Given material -
....

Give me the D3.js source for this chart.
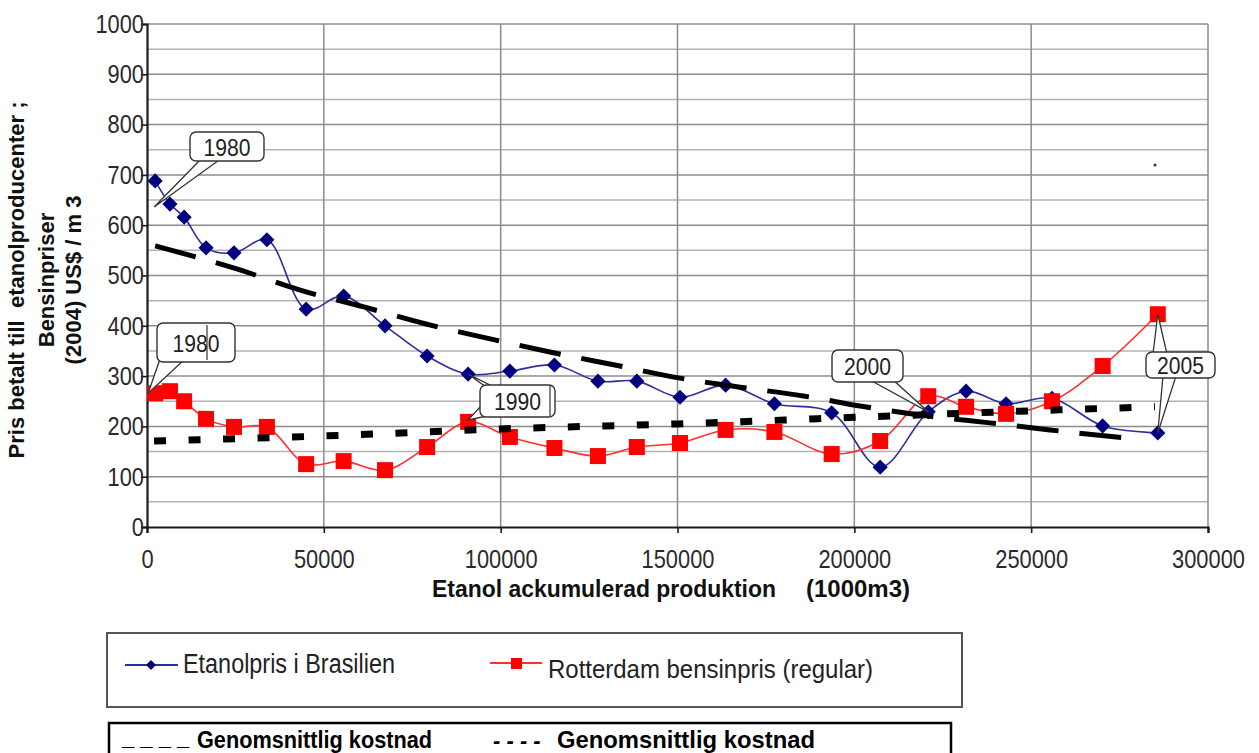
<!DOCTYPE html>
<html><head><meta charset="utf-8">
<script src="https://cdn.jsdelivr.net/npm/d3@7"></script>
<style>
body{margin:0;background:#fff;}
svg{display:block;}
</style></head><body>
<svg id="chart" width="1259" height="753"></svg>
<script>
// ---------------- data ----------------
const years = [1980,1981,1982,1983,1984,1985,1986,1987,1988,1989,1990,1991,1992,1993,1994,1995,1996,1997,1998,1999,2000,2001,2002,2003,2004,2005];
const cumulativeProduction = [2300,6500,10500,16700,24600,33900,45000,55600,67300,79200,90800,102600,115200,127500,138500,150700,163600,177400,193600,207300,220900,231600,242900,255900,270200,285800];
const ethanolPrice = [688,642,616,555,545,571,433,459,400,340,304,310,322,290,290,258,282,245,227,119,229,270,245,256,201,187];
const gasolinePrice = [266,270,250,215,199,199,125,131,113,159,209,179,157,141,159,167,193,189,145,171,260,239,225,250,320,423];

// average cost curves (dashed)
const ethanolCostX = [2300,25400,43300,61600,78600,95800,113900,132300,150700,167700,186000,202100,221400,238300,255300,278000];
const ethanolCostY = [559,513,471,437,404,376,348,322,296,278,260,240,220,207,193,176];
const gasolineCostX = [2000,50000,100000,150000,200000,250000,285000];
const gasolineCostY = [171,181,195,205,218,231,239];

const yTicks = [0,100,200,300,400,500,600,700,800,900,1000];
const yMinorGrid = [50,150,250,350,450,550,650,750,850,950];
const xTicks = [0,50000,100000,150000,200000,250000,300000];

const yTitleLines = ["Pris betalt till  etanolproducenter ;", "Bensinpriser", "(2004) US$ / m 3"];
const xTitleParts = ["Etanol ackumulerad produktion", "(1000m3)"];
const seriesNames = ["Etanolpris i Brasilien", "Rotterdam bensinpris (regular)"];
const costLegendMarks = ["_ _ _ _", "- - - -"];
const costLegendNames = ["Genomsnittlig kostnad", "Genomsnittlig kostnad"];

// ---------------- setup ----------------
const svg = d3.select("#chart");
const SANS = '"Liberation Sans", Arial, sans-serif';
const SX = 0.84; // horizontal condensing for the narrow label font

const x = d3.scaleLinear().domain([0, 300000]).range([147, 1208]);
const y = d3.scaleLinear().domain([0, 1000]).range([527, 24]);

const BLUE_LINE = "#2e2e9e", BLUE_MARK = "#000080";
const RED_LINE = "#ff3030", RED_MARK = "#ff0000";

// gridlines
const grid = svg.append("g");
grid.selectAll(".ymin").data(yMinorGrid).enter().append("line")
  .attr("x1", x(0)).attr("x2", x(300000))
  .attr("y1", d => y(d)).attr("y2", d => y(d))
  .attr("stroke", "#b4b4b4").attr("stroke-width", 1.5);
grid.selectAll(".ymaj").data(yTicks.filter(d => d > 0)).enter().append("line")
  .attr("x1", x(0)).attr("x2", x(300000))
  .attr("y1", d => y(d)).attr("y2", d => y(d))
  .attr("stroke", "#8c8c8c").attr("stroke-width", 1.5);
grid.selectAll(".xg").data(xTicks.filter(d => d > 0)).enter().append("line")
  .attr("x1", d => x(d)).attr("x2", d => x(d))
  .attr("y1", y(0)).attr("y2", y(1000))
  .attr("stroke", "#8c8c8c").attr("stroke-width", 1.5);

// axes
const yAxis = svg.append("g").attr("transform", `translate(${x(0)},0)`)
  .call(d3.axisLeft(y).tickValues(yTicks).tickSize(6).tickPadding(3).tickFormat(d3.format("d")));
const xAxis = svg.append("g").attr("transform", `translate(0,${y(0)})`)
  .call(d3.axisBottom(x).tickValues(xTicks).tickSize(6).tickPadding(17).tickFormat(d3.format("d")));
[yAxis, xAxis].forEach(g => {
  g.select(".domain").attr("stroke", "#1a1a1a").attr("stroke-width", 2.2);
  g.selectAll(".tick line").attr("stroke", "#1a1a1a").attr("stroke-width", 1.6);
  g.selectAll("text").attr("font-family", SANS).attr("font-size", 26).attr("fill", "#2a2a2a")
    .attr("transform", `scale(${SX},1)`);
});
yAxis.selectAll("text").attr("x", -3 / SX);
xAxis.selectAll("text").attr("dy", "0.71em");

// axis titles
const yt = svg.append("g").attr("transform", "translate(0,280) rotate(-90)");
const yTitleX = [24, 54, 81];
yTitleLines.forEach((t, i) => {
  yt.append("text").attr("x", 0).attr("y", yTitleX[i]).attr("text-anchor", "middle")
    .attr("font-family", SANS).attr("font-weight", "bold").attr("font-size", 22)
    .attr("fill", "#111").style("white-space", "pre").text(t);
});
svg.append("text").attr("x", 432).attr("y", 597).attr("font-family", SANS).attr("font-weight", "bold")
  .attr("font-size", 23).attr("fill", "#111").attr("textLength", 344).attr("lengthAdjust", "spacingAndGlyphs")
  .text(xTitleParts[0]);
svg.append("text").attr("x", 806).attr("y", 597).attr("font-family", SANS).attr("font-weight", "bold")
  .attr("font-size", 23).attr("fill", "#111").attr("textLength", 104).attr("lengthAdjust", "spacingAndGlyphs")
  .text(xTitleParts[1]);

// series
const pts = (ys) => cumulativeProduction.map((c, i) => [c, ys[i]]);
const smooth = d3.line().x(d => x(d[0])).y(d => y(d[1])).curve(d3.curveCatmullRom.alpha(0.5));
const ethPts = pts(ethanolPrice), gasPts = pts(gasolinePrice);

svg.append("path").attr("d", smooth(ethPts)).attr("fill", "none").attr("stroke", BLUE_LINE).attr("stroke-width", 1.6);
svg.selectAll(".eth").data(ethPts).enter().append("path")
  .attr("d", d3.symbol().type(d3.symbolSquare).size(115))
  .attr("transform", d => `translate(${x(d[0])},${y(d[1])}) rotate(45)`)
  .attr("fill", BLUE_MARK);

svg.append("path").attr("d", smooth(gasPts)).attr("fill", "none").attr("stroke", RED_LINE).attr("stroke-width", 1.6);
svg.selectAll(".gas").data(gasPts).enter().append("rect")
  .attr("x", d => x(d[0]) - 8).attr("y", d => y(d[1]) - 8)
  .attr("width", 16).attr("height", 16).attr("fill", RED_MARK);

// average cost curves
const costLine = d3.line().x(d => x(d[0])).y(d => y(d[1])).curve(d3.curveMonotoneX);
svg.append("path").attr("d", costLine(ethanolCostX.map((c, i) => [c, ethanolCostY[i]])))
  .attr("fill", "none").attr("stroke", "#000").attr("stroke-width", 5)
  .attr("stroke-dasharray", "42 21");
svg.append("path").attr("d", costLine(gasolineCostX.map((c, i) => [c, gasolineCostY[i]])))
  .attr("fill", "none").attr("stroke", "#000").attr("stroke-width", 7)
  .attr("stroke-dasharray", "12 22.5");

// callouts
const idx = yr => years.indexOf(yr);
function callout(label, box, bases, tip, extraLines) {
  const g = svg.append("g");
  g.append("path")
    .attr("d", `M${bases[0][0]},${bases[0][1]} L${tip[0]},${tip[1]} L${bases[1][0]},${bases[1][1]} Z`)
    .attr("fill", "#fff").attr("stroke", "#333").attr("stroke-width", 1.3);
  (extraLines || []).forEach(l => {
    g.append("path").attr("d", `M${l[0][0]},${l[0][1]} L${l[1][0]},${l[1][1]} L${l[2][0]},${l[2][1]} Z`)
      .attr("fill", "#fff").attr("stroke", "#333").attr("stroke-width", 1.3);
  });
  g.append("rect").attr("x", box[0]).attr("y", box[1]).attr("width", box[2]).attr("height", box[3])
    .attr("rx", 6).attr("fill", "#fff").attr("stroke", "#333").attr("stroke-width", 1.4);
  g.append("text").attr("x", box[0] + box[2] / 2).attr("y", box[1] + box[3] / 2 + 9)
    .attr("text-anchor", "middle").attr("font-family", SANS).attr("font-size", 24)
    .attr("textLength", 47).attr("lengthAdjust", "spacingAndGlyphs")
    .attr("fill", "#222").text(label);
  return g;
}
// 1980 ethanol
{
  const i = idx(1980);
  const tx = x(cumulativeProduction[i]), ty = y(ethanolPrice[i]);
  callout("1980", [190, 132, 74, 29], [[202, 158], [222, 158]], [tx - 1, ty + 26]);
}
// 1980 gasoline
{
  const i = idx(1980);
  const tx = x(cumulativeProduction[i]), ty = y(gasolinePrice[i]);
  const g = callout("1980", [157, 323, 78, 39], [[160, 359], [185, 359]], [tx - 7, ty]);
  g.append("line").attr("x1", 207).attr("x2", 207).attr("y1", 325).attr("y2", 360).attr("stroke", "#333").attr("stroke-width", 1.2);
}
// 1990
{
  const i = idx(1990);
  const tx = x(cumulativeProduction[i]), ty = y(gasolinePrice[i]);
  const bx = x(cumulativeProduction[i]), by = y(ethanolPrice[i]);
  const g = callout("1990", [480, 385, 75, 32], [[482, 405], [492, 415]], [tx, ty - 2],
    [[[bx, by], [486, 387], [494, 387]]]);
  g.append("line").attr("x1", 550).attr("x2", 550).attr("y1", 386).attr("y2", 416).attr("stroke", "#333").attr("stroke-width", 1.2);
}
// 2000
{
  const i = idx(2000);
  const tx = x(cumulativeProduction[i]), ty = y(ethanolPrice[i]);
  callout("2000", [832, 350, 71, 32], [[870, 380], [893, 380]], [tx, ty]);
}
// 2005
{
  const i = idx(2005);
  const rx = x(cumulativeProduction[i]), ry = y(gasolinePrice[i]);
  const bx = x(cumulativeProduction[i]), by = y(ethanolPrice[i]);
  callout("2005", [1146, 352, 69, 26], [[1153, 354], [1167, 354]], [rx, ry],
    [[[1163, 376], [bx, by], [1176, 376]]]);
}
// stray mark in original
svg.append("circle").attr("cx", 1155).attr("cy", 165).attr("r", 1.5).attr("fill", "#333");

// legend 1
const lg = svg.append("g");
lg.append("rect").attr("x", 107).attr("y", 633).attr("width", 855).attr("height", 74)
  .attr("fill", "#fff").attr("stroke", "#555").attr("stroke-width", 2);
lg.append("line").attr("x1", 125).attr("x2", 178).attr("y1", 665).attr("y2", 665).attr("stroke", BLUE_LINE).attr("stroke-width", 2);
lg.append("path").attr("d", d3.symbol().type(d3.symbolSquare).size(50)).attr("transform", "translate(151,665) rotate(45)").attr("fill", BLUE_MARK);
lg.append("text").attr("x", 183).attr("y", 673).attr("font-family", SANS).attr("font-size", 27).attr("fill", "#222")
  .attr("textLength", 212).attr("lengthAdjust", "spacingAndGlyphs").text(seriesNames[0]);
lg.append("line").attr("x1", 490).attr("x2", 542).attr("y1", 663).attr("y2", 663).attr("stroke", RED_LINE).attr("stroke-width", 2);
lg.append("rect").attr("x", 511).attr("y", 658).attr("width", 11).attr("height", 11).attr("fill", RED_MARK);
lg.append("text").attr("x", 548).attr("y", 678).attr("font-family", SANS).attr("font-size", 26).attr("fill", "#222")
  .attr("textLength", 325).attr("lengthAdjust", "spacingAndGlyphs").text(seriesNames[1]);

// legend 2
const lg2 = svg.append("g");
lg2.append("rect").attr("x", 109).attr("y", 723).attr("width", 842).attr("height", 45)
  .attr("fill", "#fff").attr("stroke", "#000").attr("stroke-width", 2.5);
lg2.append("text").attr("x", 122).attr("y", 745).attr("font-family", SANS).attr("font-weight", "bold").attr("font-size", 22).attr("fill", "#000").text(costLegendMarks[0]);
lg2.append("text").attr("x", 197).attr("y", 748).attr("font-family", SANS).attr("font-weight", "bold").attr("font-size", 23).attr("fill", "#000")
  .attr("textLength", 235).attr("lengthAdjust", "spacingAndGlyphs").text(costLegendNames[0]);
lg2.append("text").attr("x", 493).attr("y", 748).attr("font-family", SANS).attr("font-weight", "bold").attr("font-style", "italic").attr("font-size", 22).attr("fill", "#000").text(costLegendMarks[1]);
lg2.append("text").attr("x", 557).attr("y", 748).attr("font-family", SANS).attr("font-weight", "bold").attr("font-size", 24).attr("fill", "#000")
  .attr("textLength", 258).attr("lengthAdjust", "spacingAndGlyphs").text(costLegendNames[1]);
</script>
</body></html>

....

What you should do - From the first line above down to the line with "const xTicks = [0,50000,100000,150000,200000,250000,300000];", reproduce every line and no others, omitting pictures.

Worked solution -
Give me the D3.js source for this chart.
<!DOCTYPE html>
<html><head><meta charset="utf-8">
<script src="https://cdn.jsdelivr.net/npm/d3@7"></script>
<style>
body{margin:0;background:#fff;}
svg{display:block;}
</style></head><body>
<svg id="chart" width="1259" height="753"></svg>
<script>
// ---------------- data ----------------
const years = [1980,1981,1982,1983,1984,1985,1986,1987,1988,1989,1990,1991,1992,1993,1994,1995,1996,1997,1998,1999,2000,2001,2002,2003,2004,2005];
const cumulativeProduction = [2300,6500,10500,16700,24600,33900,45000,55600,67300,79200,90800,102600,115200,127500,138500,150700,163600,177400,193600,207300,220900,231600,242900,255900,270200,285800];
const ethanolPrice = [688,642,616,555,545,571,433,459,400,340,304,310,322,290,290,258,282,245,227,119,229,270,245,256,201,187];
const gasolinePrice = [266,270,250,215,199,199,125,131,113,159,209,179,157,141,159,167,193,189,145,171,260,239,225,250,320,423];

// average cost curves (dashed)
const ethanolCostX = [2300,25400,43300,61600,78600,95800,113900,132300,150700,167700,186000,202100,221400,238300,255300,278000];
const ethanolCostY = [559,513,471,437,404,376,348,322,296,278,260,240,220,207,193,176];
const gasolineCostX = [2000,50000,100000,150000,200000,250000,285000];
const gasolineCostY = [171,181,195,205,218,231,239];

const yTicks = [0,100,200,300,400,500,600,700,800,900,1000];
const yMinorGrid = [50,150,250,350,450,550,650,750,850,950];
const xTicks = [0,50000,100000,150000,200000,250000,300000];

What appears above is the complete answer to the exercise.